The Ministry of Defence has been forced to apologise after army families were left enduring the “unacceptable” standards of housing contractors who were given management deals worth £650m six months ago.
The contracts had been lauded by the defence minister Leo Docherty in April but a letter was sent to families last week admitting to multiple failures amid claims of squalid and even dangerous accommodation.
Complaints posted on public forums such as Facebook included holes in the exterior walls of the bedrooms of children, front doors without locks and unattended water leaks and cases of mould.
The contracts covering 49,000 homes were supposed to bring an end to decades of sub-standard living conditions said to be driving people out of the service.
David Bowden, the director of accommodation of the MoD’s defence infrastructure organisation (DIO), wrote to families on Wednesday admitting they were being failed despite government promises.
“I want to apologise to you for the unacceptable levels of service you have received under the new accommodation contracts and for the disruption and inconvenience these failures have caused you,” Bowden wrote. “These contracts were designed firmly with families in mind and will deliver significant benefits for families. However, it is clear that the service you have received so far is well below what you have a right to expect.”

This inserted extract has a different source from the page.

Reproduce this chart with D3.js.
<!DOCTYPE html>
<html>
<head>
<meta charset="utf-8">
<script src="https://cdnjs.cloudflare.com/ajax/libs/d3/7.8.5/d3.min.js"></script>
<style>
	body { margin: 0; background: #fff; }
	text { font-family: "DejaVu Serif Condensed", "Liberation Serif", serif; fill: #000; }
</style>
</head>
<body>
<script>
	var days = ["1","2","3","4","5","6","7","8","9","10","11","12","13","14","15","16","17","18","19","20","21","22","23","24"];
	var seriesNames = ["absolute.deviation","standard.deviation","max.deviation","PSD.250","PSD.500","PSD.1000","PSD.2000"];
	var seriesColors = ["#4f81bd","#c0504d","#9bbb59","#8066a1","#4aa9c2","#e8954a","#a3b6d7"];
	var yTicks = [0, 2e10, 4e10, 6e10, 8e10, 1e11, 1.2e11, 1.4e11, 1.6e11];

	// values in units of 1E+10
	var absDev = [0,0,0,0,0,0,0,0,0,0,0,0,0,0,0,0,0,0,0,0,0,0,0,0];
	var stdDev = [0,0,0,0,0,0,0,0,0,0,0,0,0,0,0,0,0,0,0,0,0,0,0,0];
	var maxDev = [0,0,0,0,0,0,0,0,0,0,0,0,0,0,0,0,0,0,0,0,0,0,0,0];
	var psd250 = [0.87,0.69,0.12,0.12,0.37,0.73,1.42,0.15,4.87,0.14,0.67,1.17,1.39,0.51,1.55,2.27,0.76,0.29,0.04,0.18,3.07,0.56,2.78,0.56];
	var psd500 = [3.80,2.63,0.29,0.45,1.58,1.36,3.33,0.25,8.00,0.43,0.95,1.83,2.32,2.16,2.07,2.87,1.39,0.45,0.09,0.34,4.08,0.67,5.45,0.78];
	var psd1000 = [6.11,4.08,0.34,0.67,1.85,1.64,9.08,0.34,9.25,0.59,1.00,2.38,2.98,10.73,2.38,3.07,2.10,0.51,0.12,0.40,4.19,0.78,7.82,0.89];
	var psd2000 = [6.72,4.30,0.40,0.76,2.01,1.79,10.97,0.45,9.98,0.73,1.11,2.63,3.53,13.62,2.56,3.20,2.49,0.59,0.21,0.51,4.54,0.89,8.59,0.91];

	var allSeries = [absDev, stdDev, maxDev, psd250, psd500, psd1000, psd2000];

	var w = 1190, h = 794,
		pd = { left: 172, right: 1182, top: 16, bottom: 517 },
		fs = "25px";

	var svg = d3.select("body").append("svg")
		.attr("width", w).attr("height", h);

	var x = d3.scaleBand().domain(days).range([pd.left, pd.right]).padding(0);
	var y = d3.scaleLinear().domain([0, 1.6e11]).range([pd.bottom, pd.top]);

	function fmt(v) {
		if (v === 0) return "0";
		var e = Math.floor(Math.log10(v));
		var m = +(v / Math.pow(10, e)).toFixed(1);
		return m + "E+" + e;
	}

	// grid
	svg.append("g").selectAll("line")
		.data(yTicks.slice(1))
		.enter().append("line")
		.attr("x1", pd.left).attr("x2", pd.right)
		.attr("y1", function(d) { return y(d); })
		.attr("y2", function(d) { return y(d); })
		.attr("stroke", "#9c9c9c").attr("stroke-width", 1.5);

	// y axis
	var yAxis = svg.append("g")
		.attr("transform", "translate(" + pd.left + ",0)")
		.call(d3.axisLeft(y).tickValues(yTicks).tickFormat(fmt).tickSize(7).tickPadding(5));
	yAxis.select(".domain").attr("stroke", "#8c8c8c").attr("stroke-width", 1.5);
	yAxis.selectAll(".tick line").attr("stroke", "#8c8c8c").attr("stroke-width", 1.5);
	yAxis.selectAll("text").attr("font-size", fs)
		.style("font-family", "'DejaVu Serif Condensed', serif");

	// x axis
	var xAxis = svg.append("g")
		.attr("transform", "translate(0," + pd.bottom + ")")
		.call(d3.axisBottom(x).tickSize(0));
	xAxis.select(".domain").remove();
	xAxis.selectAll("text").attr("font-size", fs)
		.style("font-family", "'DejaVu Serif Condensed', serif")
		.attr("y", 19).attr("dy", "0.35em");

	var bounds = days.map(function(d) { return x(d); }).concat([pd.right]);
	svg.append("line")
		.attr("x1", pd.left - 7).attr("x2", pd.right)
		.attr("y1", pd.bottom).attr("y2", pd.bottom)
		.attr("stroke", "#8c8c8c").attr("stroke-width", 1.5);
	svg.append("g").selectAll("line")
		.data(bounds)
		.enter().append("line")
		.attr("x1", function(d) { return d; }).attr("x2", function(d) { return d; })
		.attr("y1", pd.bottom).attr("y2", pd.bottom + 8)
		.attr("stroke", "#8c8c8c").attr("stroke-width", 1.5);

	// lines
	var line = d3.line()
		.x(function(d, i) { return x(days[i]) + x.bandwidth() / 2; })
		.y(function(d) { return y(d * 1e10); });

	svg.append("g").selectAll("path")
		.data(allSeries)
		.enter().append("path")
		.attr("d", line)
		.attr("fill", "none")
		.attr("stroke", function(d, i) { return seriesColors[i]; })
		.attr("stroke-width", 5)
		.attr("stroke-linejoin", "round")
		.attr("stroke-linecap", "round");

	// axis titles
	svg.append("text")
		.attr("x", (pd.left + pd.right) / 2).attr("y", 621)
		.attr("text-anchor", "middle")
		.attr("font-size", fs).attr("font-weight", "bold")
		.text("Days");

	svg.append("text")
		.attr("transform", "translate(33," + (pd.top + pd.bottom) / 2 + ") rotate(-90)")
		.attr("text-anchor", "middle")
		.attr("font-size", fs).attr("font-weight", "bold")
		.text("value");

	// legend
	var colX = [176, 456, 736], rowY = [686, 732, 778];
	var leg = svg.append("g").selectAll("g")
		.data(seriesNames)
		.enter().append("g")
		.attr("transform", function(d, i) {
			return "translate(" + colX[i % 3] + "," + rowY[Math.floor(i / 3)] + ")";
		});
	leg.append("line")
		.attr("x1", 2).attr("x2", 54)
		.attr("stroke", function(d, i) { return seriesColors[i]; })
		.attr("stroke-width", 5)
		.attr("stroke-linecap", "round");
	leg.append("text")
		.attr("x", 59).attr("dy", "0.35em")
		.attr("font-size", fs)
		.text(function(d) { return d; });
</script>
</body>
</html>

Bowden suggested in his letter that soldiers and their families were arriving in homes that were not ready for them and that response times for maintenance appointments were being missed. Complaints were not being dealt with quickly and repair jobs were being drawn out.

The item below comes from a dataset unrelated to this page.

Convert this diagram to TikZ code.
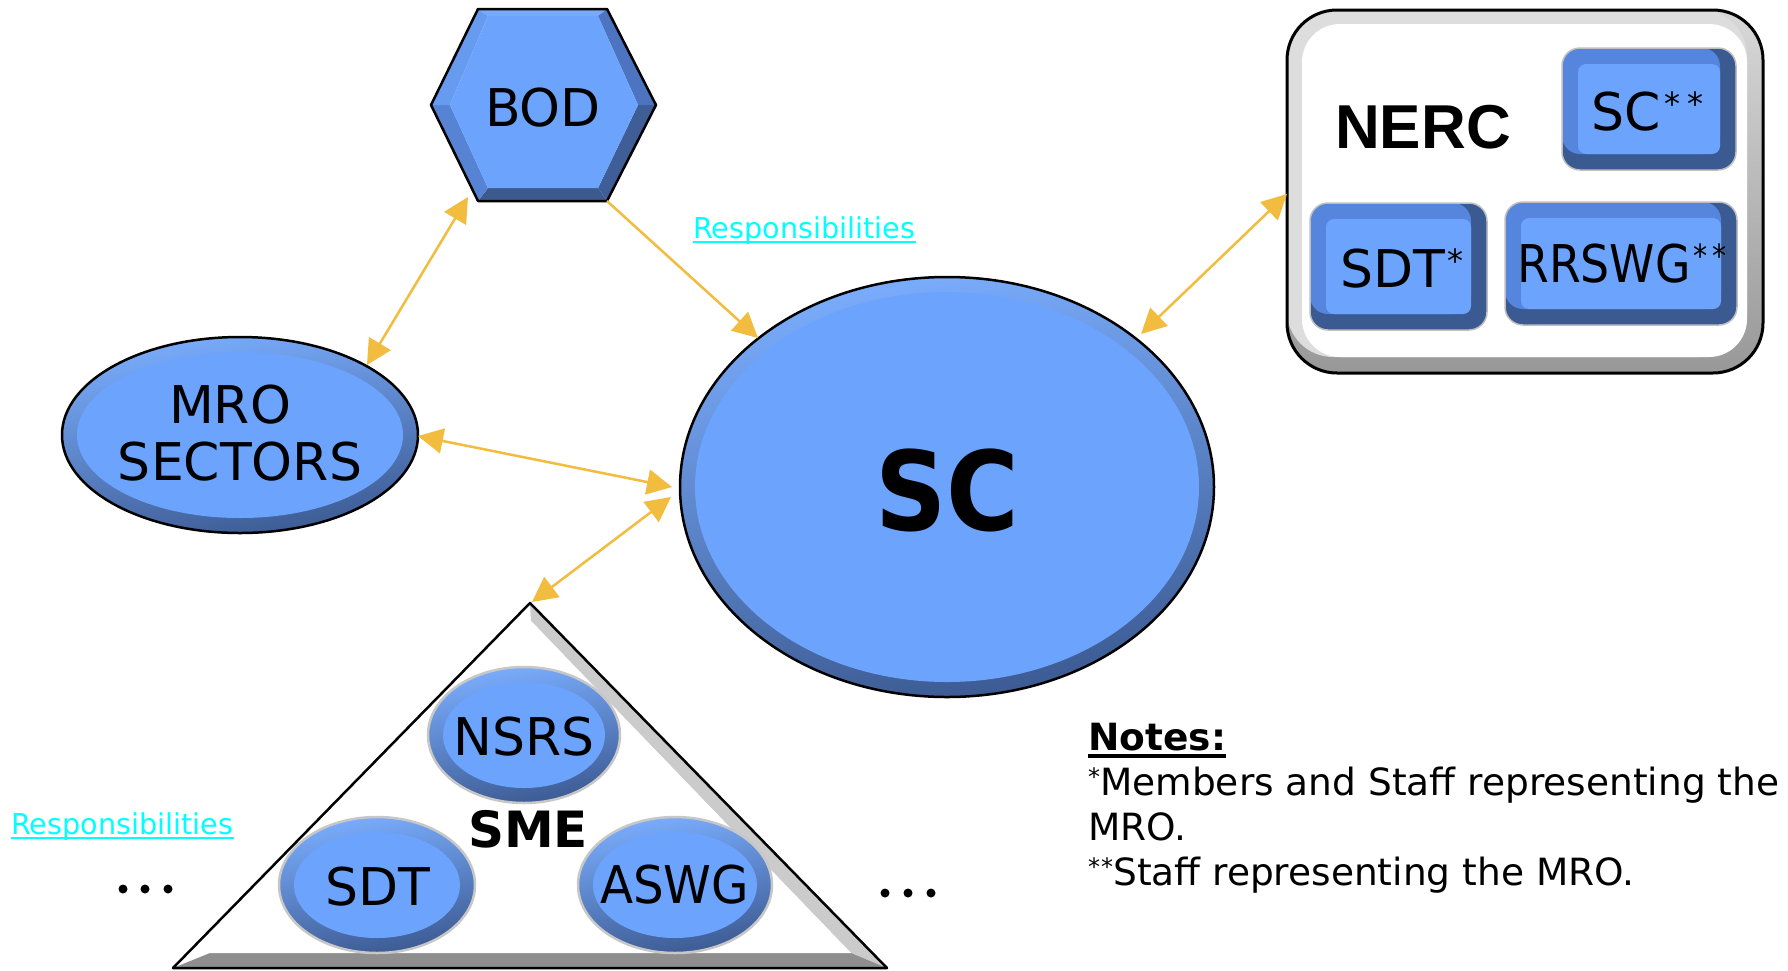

The development highlights the discrepancy between praise for the armed services during the Queen’s funeral and the low standards of care army families are often forced to endure.

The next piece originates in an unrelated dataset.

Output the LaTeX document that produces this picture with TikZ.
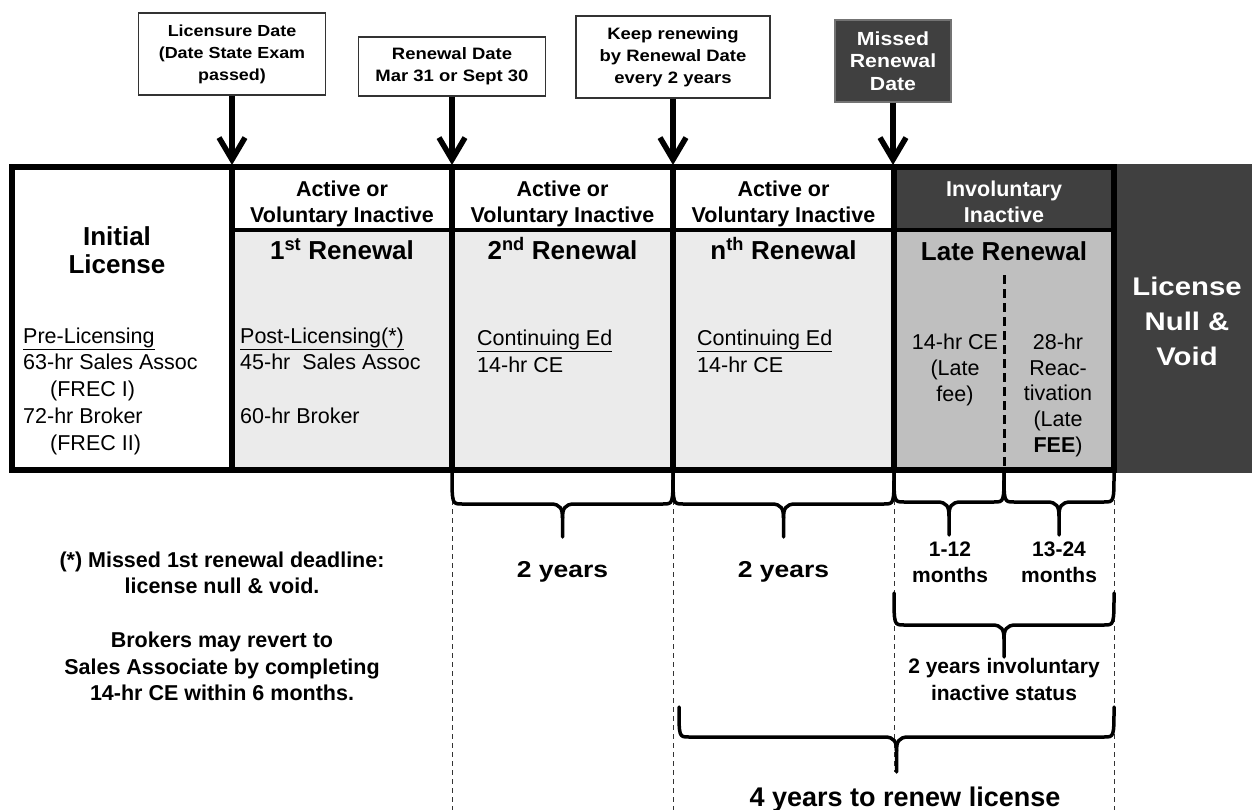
\documentclass[tikz,border=0pt]{standalone}
\usepackage{fontspec}
\setmainfont{Liberation Sans}
\newfontfamily\wfont[FakeStretch=1.15]{Liberation Sans}
\newfontfamily\cfont[FakeStretch=1.12]{Liberation Sans}
\usetikzlibrary{arrows.meta}
\definecolor{lg}{RGB}{235,235,235}
\definecolor{mg}{RGB}{191,191,191}
\definecolor{dg}{RGB}{64,64,64}
\newcommand\myfs[2]{\fontsize{#1}{#2}\selectfont}
\newcommand\mybrace[5]{%
  \draw[brc] (#1,#3) .. controls (#1,#4) .. ({#1+10},#4) -- ({(#1+#2)/2-12},#4)
     .. controls ({(#1+#2)/2-2},#4) and ({(#1+#2)/2},{#4+5}) .. ({(#1+#2)/2},{#4+14}) -- ({(#1+#2)/2},#5);
  \draw[brc] (#2,#3) .. controls (#2,#4) .. ({#2-10},#4) -- ({(#1+#2)/2+12},#4)
     .. controls ({(#1+#2)/2+2},#4) and ({(#1+#2)/2},{#4+5}) .. ({(#1+#2)/2},{#4+14});
}
\begin{document}
\begin{tikzpicture}[x=1pt,y=-1pt,
  callout/.style={draw=black!80,line width=1.2pt,fill=white,inner sep=0pt,align=center,font=\cfont\bfseries\myfs{16.5}{22}},
  arr/.style={line width=5.5pt,-{Straight Barb[length=22pt,width=26pt]}},
  frame/.style={line width=5.5pt},
  hdr/.style={anchor=north,align=center,inner sep=0pt,font=\bfseries\myfs{21.5}{26}},
  ttl/.style={anchor=base,inner sep=0pt,font=\bfseries\myfs{26}{28}},
  body/.style={anchor=north west,align=left,inner sep=0pt,font=\myfs{21.5}{26.7}},
  ctext/.style={anchor=north,align=center,inner sep=0pt},
  brc/.style={line width=3.5pt,line cap=round,line join=round},
  guide/.style={line width=1pt,dash pattern=on 5pt off 4pt,black!80}
]
\useasboundingbox (0,0) rectangle (1252,810);

% ---- band fills
\fill[lg] (232,230) rectangle (894,470);
\fill[dg] (894,167) rectangle (1114,230);
\fill[mg] (894,230) rectangle (1114,470);
\fill[dg] (1114,164.25) rectangle (1252,472.75);

% ---- band lines
\draw[frame] (12,167) rectangle (1114,470);
\foreach \x in {232,452,673,894} \draw[frame] (\x,167) -- (\x,470);
\draw[line width=4pt] (232,230) -- (1114,230);
\draw[line width=3pt,dash pattern=on 9pt off 5pt] (1004,275) -- (1004,470);

% ---- callouts
\node[callout,minimum width=187pt,minimum height=82pt,font=\cfont\bfseries\myfs{16}{22}] (lic) at (232,54) {Licensure Date\\(Date State Exam\\passed)};
\node[callout,minimum width=187pt,minimum height=59pt] (ren) at (452,66.5) {Renewal Date\\Mar 31 or Sept 30};
\node[callout,minimum width=194pt,minimum height=82pt] (keep) at (673,57) {Keep renewing\\by Renewal Date\\every 2 years};
\node[callout,minimum width=116pt,minimum height=82pt,fill=dg,draw=black!55,text=white,font=\cfont\bfseries\myfs{19}{22.5}] (miss) at (893,61) {Missed\\Renewal\\Date};

\coordinate (t1) at (232,165);
\coordinate (t2) at (452,165);
\coordinate (t3) at (673,165);
\coordinate (t4) at (893,165);
\draw[arr] (lic) -- (t1);
\draw[arr] (ren) -- (t2);
\draw[arr] (keep) -- (t3);
\draw[arr] (miss) -- (t4);

% ---- headers
\node[hdr] (h1) at (342,180.5) {Active or\\Voluntary Inactive};
\node[hdr] (h2) at (562.5,180.5) {Active or\\Voluntary Inactive};
\node[hdr] (h3) at (783.5,180.5) {Active or\\Voluntary Inactive};
\node[hdr,text=white] (h4) at (1004,180.5) {Involuntary\\Inactive};

\node[ttl] (r1) at (342,260) {1\textsuperscript{st} Renewal};
\node[ttl] (r2) at (562.5,260) {2\textsuperscript{nd} Renewal};
\node[ttl] (r3) at (783.5,260) {n\textsuperscript{th} Renewal};
\node[ttl] (r4) at (1004,261) {Late Renewal};

\node[ctext,font=\bfseries\myfs{26}{28}] (init) at (117,226.3) {Initial\\License};

\node[body] (b1) at (23,327.5) {\underline{Pre-Licensing}\\63-hr Sales Assoc\\\hspace*{27pt}(FREC I)\\72-hr Broker\\\hspace*{27pt}(FREC II)};
\node[body] (b2) at (240,327.5) {\underline{Post-Licensing(*)}\\45-hr\ \ Sales Assoc\\[26.7pt]60-hr Broker};
\node[body] (b3) at (477,330) {\underline{Continuing Ed}\\14-hr CE};
\node[body] (b4) at (697,330) {\underline{Continuing Ed}\\14-hr CE};
\node[ctext,font=\myfs{21.5}{26}] (b5) at (955,333.5) {14-hr CE\\(Late\\fee)};
\node[ctext,font=\myfs{21.5}{25.8}] (b6) at (1058,333.5) {28-hr\\Reac-\\tivation\\(Late\\\textbf{FEE})};
\node[ctext,text=white,font=\wfont\bfseries\myfs{25.5}{35}] (nv) at (1187,276.6) {License\\Null \&\\Void};

% ---- left note
\node[ctext,font=\bfseries\myfs{21.5}{26.7}] (note) at (222,551.5) {(*) Missed 1st renewal deadline:\\license null \& void.\\[26.7pt]Brokers may revert to\\Sales Associate by completing\\14-hr CE within 6 months.};

% ---- guides
\coordinate (g1) at (452,473); \coordinate (g1e) at (452,810);
\coordinate (g2) at (673,473); \coordinate (g2e) at (673,810);
\coordinate (g3) at (894,473); \coordinate (g3e) at (894,772);
\coordinate (g4) at (1114,473); \coordinate (g4e) at (1114,810);
\draw[guide] (g1) -- (g1e);
\draw[guide] (g2) -- (g2e);
\draw[guide] (g3) -- (g3e);
\draw[guide] (g4) -- (g4e);

% ---- braces
\mybrace{452}{673}{472}{504}{537}
\mybrace{673}{894}{472}{504}{537}
\mybrace{894}{1004}{472}{502}{535}
\mybrace{1004}{1114}{472}{502}{535}
\mybrace{894}{1114}{593}{625}{657}
\mybrace{679}{1114}{707}{737}{772}

% ---- brace labels
\node[anchor=base,inner sep=0pt,font=\wfont\bfseries\myfs{23}{28}] (y1) at (562.5,577) {2 years};
\node[anchor=base,inner sep=0pt,font=\wfont\bfseries\myfs{23}{28}] (y2) at (783.5,577) {2 years};
\node[ctext,font=\bfseries\myfs{21}{26}] (m1) at (950,541.9) {1-12\\months};
\node[ctext,font=\bfseries\myfs{21}{26}] (m2) at (1059,541.9) {13-24\\months};
\node[ctext,font=\bfseries\myfs{21}{27}] (inv) at (1004,657.9) {2 years involuntary\\inactive status};
\node[anchor=base,inner sep=0pt,font=\bfseries\myfs{27}{30}] (four) at (905,806) {4 years to renew license};
\end{tikzpicture}
\end{document}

The state of the accommodation for the armed services has long been an issue of concern, exacerbated by a decision by the Conservative defence secretary Michael Portillo 26 years ago that has left the government paying for the upkeep of MoD properties but unable to exploit the increase in their value.
In 1996, the MoD sold 57,400 properties used by soldiers to Annington Homes, a company now owned by the billionaire Guy Hands, for £1.7bn and then leased them back at a discount over a 200-year lease.
In 2018, the National Audit Office said the deal had cost the taxpayer up to £4.6bn due to the huge increase in the value of the property sold. The UK government is looking to take back ownership.
The main £144m national management contract for housing allocations, repairs and maintenance was awarded to Pinnacle Group last year. It is responsible for providing a single point of contact for families.
The company’s chief executive is Peregrine Lloyd, a former City fund manager who moved into the outsourcing sector in the 1990s. The company’s accounts record Pinnacle’s highest paid director, who is not named, as earning £320,000 in 2021, up from £291,000 the previous year.
The year ending March 2022 was said in the company’s accounts to be a “landmark”, with budget targets exceeded and agreement on the government contract reached in what was described as a “significant step forward” for the firm.
Regional maintenance contracts worth £506m were also handed to Amey Community and Vivo Defence under Pinnacle. The defence arm of Amey was previously run by Amanda Fisher, who boasted on becoming chief executive of the parent company in 2021 of making it profitable. The highest paid director at Amey earned £732,000 in 2000 before Fisher took the top job.
Vivo Defence, a 50/50 partnership between contractor Serco and the facilities management company Equans, is yet to file accounts.
Collette Musgrave, the chief executive of the Army Families Federation, which represents the interests of those in the armed forces, said: “We recognise that the poor level of service is incredibly disappointing and frustrating for army families. We have been raising their concerns at the highest levels to push for rapid and significant improvements.
“DIO may now have officially recognised the issues we have been flagging to them, but what families want to see is real and immediate improvements that deliver the service they were promised, and give them confidence that their homes are safe and secure. We hope that this acknowledgement is a first step in that direction.”
In a joint statement, Pinnacle, Amey and Vivo Defence apologised for the levels of service. They said: “The new FDIS contracts are large and complex with service delivery spread among three Defence Infrastructure Organisation supplier partners.
“Over the last six months we have been working hard with DIO to mobilise the contracts. Core to this is putting armed forces families first and ensuring a reliable service for personnel.
“We know that the transition period is taking longer than anticipated and that some families have not received the experience they deserve. We are sorry about this, and we are working hard to deliver the service standards to which we all aspire.”